As the first weekend of the 2015 Sundance Film Festival closed with a concert featuring the music of Nina Simone and a Main Street toga party to celebrate the National Lampoon documentary “Drunk Stoned Brilliant Dead,” it’s safe to say that the buzzword diversity fits this year’s festival in more ways than one.
The festival’s hefty contingent of female and minority filmmakers has allowed Sundance to take a victory lap at the same time that the Motion Picture Academy has been reeling from the lack of diversity in its Oscar nominations.
“Diversity is basically a description of independence, ” said festival cofounder Robert Redford in an exclusive interview with TheWrap. “Diversity is what moves the ball for me, and I thought, ‘Give people a chance that have different points of view. Let the audience decide whether they like it or not. But give those voices a chance to be seen and heard.’”
Diversity “is an active choice,” said “Selma” director and Sundance board member Ava DuVernay, in an exclusive interview with TheWrap, noting that Sundance has taken active measures in the past decade to reflect a greater range of voices. “There needs to be diversity. It’s still a process [at Sundance] but they’re working on it.”
Meanwhile, one of the hottest titles thus far has been Rick Famuyima’s “Dope,” about a geeky African-American teen trying to negotiate the path from a gang-infested Inglewood neighborhood to Harvard.

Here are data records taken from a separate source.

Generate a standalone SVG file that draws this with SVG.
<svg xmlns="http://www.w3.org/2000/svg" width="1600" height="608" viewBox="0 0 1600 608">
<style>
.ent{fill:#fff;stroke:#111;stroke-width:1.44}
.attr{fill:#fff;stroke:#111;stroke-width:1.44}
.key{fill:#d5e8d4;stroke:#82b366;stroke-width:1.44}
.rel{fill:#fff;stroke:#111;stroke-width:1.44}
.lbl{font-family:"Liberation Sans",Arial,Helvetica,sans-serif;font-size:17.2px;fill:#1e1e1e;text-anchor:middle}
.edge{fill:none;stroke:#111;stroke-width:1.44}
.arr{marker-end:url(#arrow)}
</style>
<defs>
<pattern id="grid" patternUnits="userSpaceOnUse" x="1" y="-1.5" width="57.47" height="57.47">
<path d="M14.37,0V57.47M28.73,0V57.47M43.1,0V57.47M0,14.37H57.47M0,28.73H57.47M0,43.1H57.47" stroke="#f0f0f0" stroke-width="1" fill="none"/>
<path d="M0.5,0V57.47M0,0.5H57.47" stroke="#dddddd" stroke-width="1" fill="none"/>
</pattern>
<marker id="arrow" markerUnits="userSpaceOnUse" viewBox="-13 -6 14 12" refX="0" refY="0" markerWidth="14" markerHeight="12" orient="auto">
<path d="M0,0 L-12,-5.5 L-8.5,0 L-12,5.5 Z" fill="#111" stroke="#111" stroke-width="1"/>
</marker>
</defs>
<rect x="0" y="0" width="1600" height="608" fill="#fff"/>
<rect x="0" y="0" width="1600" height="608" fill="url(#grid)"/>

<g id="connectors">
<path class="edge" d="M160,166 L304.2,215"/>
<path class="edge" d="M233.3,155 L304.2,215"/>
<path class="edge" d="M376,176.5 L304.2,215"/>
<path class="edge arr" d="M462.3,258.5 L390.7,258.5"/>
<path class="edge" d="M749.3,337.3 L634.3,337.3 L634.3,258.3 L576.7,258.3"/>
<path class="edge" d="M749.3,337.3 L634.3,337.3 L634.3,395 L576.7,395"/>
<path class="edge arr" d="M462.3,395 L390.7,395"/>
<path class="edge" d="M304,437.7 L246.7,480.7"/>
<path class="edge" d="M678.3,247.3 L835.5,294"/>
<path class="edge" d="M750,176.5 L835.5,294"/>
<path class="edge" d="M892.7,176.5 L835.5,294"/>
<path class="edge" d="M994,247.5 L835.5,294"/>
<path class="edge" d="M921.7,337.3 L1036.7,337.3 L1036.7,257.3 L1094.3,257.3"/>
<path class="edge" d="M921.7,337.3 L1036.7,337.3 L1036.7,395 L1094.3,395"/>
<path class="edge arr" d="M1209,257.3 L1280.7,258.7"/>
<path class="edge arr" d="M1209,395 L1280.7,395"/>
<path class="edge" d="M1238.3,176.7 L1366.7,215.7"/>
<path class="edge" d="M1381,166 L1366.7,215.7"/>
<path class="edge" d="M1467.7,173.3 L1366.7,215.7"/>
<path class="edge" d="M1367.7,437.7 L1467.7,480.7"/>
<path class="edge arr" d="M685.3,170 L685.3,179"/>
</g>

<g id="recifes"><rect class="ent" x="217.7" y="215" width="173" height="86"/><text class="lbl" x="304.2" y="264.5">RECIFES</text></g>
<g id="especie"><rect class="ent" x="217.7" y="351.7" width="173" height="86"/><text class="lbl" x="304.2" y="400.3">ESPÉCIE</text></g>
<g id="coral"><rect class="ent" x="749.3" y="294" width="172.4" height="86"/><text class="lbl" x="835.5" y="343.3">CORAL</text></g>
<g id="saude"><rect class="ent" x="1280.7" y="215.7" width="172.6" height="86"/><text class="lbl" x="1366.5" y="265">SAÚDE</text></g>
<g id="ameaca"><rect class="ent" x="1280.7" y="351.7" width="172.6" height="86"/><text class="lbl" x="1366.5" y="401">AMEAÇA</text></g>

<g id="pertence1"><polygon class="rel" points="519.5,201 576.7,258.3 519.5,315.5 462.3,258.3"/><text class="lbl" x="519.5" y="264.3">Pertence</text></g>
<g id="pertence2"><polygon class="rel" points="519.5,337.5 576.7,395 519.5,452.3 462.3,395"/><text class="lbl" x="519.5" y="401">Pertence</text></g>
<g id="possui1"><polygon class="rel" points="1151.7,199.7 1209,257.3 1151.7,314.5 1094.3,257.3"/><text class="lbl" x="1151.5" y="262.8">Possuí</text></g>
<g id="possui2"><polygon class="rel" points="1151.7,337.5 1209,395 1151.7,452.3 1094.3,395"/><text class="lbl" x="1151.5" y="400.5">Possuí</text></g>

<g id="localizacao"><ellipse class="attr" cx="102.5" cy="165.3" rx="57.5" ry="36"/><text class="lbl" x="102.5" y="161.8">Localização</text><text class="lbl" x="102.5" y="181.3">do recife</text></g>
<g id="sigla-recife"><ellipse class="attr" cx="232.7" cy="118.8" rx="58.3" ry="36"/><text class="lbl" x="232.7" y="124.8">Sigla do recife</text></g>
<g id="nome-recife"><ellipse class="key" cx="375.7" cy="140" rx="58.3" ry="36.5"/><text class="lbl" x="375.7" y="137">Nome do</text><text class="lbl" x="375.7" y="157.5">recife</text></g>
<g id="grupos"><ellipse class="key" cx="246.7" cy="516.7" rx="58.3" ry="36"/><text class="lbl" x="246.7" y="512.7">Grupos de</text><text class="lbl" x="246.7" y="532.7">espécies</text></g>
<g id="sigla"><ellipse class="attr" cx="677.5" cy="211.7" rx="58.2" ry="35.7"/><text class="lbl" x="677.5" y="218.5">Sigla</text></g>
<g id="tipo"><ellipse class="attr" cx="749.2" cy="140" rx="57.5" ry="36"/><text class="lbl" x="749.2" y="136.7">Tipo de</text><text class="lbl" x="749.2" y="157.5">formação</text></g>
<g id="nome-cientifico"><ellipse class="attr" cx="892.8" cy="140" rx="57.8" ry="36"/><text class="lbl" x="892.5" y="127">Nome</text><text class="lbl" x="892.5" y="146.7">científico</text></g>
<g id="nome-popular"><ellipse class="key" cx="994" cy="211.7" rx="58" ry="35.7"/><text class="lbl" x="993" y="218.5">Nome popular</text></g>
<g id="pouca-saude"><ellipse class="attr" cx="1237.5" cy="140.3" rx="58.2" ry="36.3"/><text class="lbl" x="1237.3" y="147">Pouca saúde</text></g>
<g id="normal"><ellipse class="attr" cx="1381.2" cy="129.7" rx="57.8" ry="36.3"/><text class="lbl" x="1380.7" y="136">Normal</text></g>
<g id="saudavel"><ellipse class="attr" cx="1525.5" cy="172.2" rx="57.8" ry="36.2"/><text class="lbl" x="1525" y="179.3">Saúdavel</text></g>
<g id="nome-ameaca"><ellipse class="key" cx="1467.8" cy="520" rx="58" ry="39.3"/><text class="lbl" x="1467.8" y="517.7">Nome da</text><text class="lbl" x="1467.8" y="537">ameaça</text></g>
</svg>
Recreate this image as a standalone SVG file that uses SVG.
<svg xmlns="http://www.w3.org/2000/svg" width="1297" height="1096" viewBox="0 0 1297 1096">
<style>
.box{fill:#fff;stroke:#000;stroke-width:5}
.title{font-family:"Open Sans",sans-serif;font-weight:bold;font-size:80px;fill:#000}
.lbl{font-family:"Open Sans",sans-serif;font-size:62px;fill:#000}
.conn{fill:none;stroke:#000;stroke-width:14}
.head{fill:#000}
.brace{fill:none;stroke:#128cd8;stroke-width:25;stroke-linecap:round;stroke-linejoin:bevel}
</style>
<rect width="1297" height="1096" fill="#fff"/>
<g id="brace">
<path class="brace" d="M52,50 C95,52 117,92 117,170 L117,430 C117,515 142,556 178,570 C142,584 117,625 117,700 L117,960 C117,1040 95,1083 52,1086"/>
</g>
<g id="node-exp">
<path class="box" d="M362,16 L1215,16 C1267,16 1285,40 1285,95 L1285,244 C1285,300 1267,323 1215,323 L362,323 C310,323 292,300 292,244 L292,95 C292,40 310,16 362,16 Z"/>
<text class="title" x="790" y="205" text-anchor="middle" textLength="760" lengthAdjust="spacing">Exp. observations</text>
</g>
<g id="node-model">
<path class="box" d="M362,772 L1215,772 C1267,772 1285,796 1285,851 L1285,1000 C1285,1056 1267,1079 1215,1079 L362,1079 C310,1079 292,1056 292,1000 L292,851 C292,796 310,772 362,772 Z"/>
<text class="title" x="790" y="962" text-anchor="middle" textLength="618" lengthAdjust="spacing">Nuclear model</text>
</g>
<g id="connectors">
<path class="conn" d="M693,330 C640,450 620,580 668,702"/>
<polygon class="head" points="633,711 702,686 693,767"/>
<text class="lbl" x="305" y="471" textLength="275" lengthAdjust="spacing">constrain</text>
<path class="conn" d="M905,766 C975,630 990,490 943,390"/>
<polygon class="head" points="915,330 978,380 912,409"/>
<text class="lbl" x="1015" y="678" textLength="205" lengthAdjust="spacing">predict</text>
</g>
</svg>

The film sold on Sunday for $7 million to Open Road and Sony after a bidding war with seven different distributors vying for the urban comedy.
Meanwhile, strong female voices have come from directors Marielle Heller (“The Diary of a Teenage Girl”), Jennifer Phang (“Advantageous”), Nikole Beckwith (“Stockholm, Pennsylvania”), Anne Sewitsky (“Homesick”), Kim Farrant (“Strangerland”) and many others.
But beyond that, Sundance ’15 has had a broad range of business and creative success stories in its first four days. No film has leapt out and seemed destined for Oscar glory the way “Whiplash” or “Beasts of the Southern Wild” have done in recent years, and but acquisitions have been steady since before the festival began, including Jack Black‘s “The D Train,” Robert Eggers’ “The Witch” and the off-beat comedy, “The Bronze.”
And as the weekend closed, word spread that Fox Searchlight had picked up Alfonso Gomez-Rejon’s “Me and Earl and the Dying Girl” for an eight-figure payday that would place it near “Little Miss Sunshine” and “The Way, Way Back” as one of Sundance’s priciest acquisitions ever.
Breakout Sundance talent has included “Me and Earl” star Thomas Mann; Bel Powley, the young British actress starring in “Diary of a Teenage Girl”; Shameik Moore, with a star-making performance in “Dope”; writer-actress Melissa Rauch for the hilariously profane “The Bronze”; and Andrew Mogel and Jarrad Paul, first time directors who helped Jack Black and James Marsden redefine bromance in “The D Train.”
The festival has also recognized the way the line between independent film and quality television has been all but erased. The Duplass brothers brought episodes of their new TV series “Animals,” Robert Redford admitted in his opening press conference that television is advancing faster than film, and Lena Dunham made headlines by calling Woody Allen a “perv” on a panel with a group of female showrunners.
Across the first four days of this diverse Sundance, it’s safe to say that comedies and documentaries have stolen a lot of the spotlight, with Noah Baumbach’s “Mistress America” also scoring in the former category.
The documentaries, always one of the real strengths of Sundance, have included Morgan Neville and Robert Gordon’s “Best of Enemies,” Matthew Heineman’s “Cartel Land,” Jill Bauer and Ronna Gradus’ “Hot Girls Wanted,” Louie Psihoyos’ “Racing Extinction” and Kirby Dick’s “The Hunting Ground.”
And while a few films have been panned, even Redford’s “A Walk in the Woods,” which the Sundance founder insisted was not his idea to bring to the festival, got a few admiring notices to go with its largely lukewarm response. (The film is about two old guys hiking through the woods, and a running dismissal has been comparing it to the current Reese Witherspoon hiking movie: “It’s not ‘Wild,’ it’s ‘Mild.’”)
It doesn’t feel like a landmark Sundance at this point, and of course Park City is too crowded, traffic is tangled, lines are long, not all the movies are great and lots of people are here for celebrating instead of cinema.
But it’s Sundance, where that has gone with the territory for years. At TheWrap’s video studio on Sunday, this year’s festival may have been summed up most aptly by Ewan MacGregor, who was returning with “Last Days in the Desert” to the festival he visited with the first film he ever made, 1994’s “Shallow Grave.”
“They didn’t used to have all these lounges, where you’d go and they’d give you free s— you don’t need,” he said. “But it’s still a festival that cares about great filmmaking.”